The Guy Behind Google's Anti-Diversity Memo Has Become An Alt-Right Darling

by Cate Carrejo
Feng Li/Getty Images News/Getty Images

It may be 2017, but white men in positions of privilege and power are still wont to espouse misogyny and racism. The latest culprit is James Damore, the former Google engineer whose anti-diversity memo railed against the company's diversity policies. Now, some extreme alt-right supporters are rallying around his cause, calling for a boycott of the company.

Damore's anti-diversity manifesto made headlines over the weekend after several media outlets published the memo. Its primary argument is that Google discriminates against male employees by advancing an equal gender representation philosophy within the company. It hits many of the highlights of conservative ideology, such as the "myth" of the gender wage gap, the idea that all women are inherently less adept at math and science, and that diversity programs aren't worth it because of financial costs.

"Discriminating just to increase the representation of women in tech is as misguided and biased as mandating increases for women’s representation in the homeless, work-related and violent deaths, prisons, and school dropouts," Damore wrote in the document, which was published in full by Gizmodo.

The bizarre document, and Damore's subsequent termination by Google, has caught the attention of alt-right activists praising Damore's courage in speaking his mind. Right-leaning crowdfunding platform Wesearchr established a fundraiser for Damore with a $60,000 minimum goal. The platform has previously supported fundraising bids to finance an investigation to prove that French president Emmanuel Macron is gay and an exclusive interview with George Zimmerman.

"We can't let James Damore be bullied like this without a fight," the Wesearchr staff wrote on the fundraising page. "When the Left gets someone fired, it's our duty to get that person back up on their feet and stronger and more secure than ever. If we don't, then we're next. James Damore stood up for the truth. Let's stand up for James Damore."

According to the web page, Wesearchr has been in contact with Damore, and he requested the fundraiser. Donors have already raised $5000 to "help James get back on his feet and see if he can fight Google." Damore told The New York Times that he has "a legal right to express concerns about the terms and conditions of [his] working environment and to bring up potentially illegal behavior, which is what [his] document does." However, according to Business Insider, California has strict laws protecting employers' rights to fire people who promote political views while on the job.
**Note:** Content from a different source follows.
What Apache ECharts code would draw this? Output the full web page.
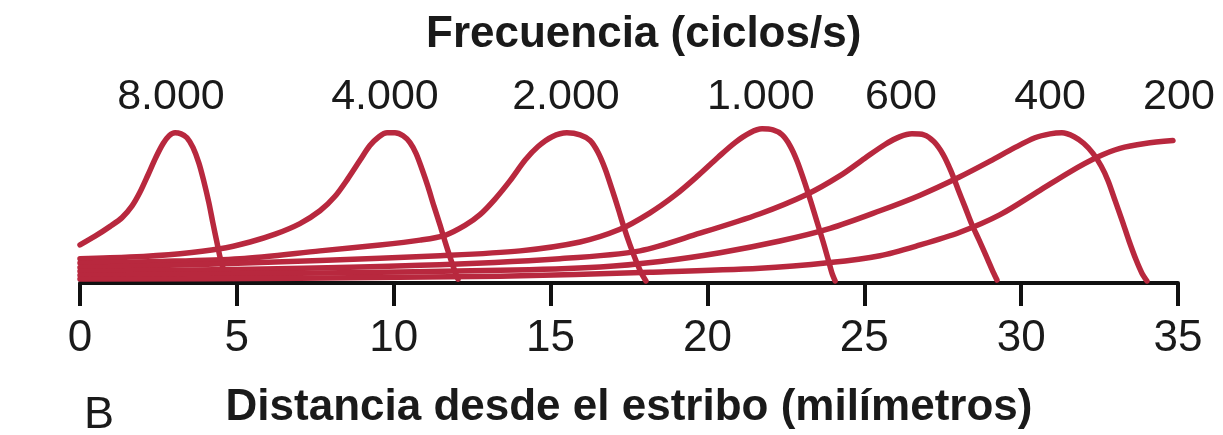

The worst part of the whole situation might be Google's own self-reported stats, which show that the diversity Damore hammered in his memo doesn't even exist. Overall, the company's workforce is 31 percent female and 69 percent male. In the tech sector, those numbers dip even further — only 20 percent of Google engineers are female. The company is even more racially homogenous than it is sexually exclusive. 56 percent of Google employees are white, 35 percent are Asian, four percent are Hispanic, and two percent are black.

The public debate over the justice in Damore's termination is sure to rage for quite some time — it's a prime example of the subjective nature of "truth" and how it tends to split Americans along ideological lines. Whatever comes from it, Damore's firing presents a complicated moral quandary. While some argue that Damore deserved what he got, many others claim that the company's swift termination merely proved his point.